* RECORDS *
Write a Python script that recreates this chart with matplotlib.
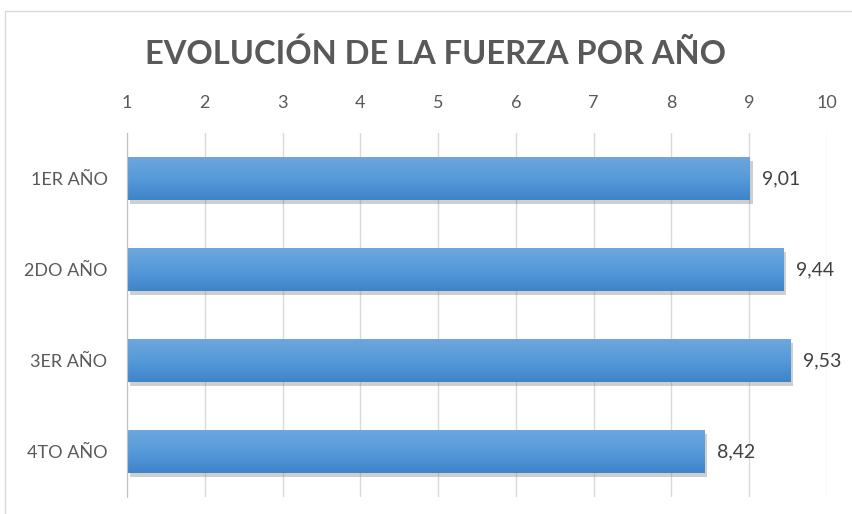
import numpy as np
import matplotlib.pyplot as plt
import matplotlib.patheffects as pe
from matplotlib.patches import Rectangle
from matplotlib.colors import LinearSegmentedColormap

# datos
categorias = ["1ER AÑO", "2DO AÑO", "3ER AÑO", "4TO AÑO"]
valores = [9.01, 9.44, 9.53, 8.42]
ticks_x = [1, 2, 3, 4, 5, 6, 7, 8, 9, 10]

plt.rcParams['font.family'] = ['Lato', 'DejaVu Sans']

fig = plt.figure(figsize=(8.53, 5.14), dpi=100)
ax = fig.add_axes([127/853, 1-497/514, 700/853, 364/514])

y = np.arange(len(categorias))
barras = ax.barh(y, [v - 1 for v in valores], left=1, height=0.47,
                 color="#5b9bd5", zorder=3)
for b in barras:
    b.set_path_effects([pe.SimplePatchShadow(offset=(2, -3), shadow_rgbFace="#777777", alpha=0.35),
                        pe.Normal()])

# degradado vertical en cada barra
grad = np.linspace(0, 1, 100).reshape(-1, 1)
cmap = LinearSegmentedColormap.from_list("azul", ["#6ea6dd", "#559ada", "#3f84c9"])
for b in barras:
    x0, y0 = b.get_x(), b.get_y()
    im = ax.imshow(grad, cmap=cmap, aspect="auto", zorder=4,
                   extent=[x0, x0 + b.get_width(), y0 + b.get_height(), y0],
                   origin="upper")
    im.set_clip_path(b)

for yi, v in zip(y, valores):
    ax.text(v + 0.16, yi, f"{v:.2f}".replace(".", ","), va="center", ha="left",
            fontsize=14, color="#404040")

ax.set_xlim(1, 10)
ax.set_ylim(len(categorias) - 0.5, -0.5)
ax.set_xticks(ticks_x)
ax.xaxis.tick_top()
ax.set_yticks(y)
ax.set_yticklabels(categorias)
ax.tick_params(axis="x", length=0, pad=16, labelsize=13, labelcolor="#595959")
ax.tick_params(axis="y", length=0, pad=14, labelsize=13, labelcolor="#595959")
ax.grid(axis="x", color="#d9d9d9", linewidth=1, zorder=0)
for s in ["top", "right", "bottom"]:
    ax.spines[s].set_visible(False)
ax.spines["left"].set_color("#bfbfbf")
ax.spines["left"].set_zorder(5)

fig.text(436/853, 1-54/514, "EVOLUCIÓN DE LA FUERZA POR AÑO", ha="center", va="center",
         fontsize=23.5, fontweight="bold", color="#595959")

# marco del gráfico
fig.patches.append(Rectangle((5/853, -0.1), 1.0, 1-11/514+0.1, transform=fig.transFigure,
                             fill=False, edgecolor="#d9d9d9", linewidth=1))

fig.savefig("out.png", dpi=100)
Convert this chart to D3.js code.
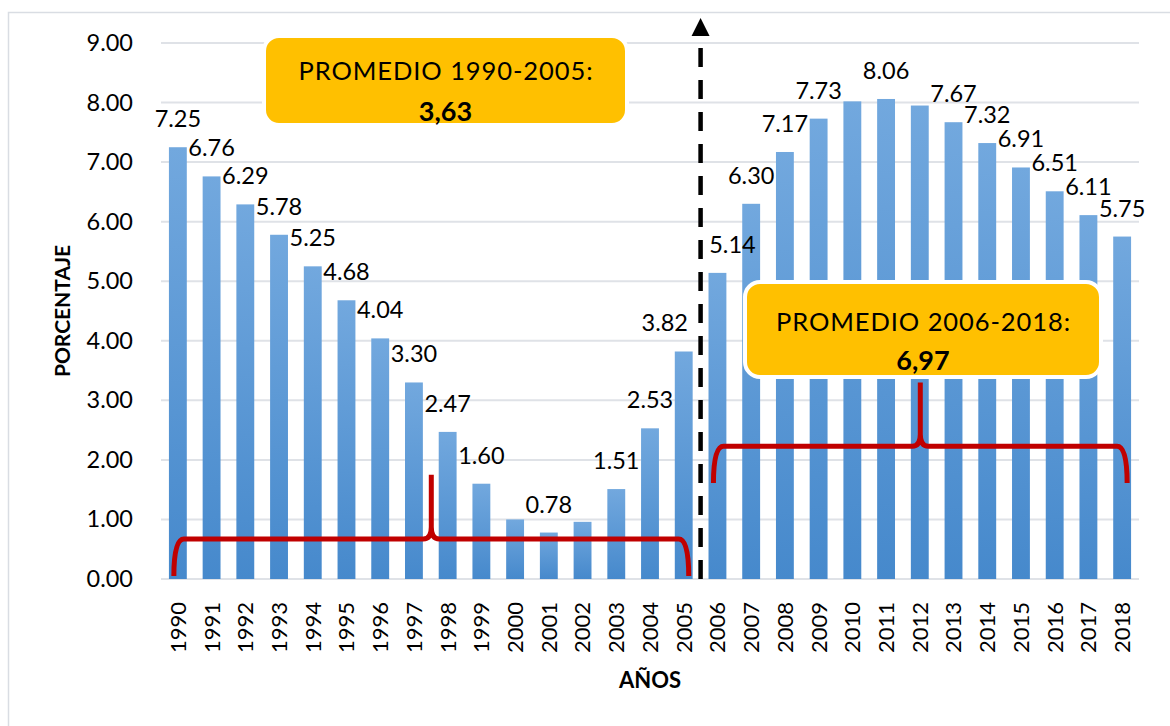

* WRITTEN EXERCISE *
Reproduce the whole listing exactly, but not the images in it.

* THE RESPONSE *
Write a Python script that recreates this chart with matplotlib.
import numpy as np
import matplotlib.pyplot as plt
import matplotlib.patheffects as pe
from matplotlib.patches import Rectangle
from matplotlib.colors import LinearSegmentedColormap

# datos
categorias = ["1ER AÑO", "2DO AÑO", "3ER AÑO", "4TO AÑO"]
valores = [9.01, 9.44, 9.53, 8.42]
ticks_x = [1, 2, 3, 4, 5, 6, 7, 8, 9, 10]

plt.rcParams['font.family'] = ['Lato', 'DejaVu Sans']

fig = plt.figure(figsize=(8.53, 5.14), dpi=100)
ax = fig.add_axes([127/853, 1-497/514, 700/853, 364/514])

y = np.arange(len(categorias))
barras = ax.barh(y, [v - 1 for v in valores], left=1, height=0.47,
                 color="#5b9bd5", zorder=3)
for b in barras:
    b.set_path_effects([pe.SimplePatchShadow(offset=(2, -3), shadow_rgbFace="#777777", alpha=0.35),
                        pe.Normal()])

# degradado vertical en cada barra
grad = np.linspace(0, 1, 100).reshape(-1, 1)
cmap = LinearSegmentedColormap.from_list("azul", ["#6ea6dd", "#559ada", "#3f84c9"])
for b in barras:
    x0, y0 = b.get_x(), b.get_y()
    im = ax.imshow(grad, cmap=cmap, aspect="auto", zorder=4,
                   extent=[x0, x0 + b.get_width(), y0 + b.get_height(), y0],
                   origin="upper")
    im.set_clip_path(b)

for yi, v in zip(y, valores):
    ax.text(v + 0.16, yi, f"{v:.2f}".replace(".", ","), va="center", ha="left",
            fontsize=14, color="#404040")

ax.set_xlim(1, 10)
ax.set_ylim(len(categorias) - 0.5, -0.5)
ax.set_xticks(ticks_x)
ax.xaxis.tick_top()
ax.set_yticks(y)
ax.set_yticklabels(categorias)
ax.tick_params(axis="x", length=0, pad=16, labelsize=13, labelcolor="#595959")
ax.tick_params(axis="y", length=0, pad=14, labelsize=13, labelcolor="#595959")
ax.grid(axis="x", color="#d9d9d9", linewidth=1, zorder=0)
for s in ["top", "right", "bottom"]:
    ax.spines[s].set_visible(False)
ax.spines["left"].set_color("#bfbfbf")
ax.spines["left"].set_zorder(5)

fig.text(436/853, 1-54/514, "EVOLUCIÓN DE LA FUERZA POR AÑO", ha="center", va="center",
         fontsize=23.5, fontweight="bold", color="#595959")

# marco del gráfico
fig.patches.append(Rectangle((5/853, -0.1), 1.0, 1-11/514+0.1, transform=fig.transFigure,
                             fill=False, edgecolor="#d9d9d9", linewidth=1))

fig.savefig("out.png", dpi=100)
Convert this chart to D3.js code.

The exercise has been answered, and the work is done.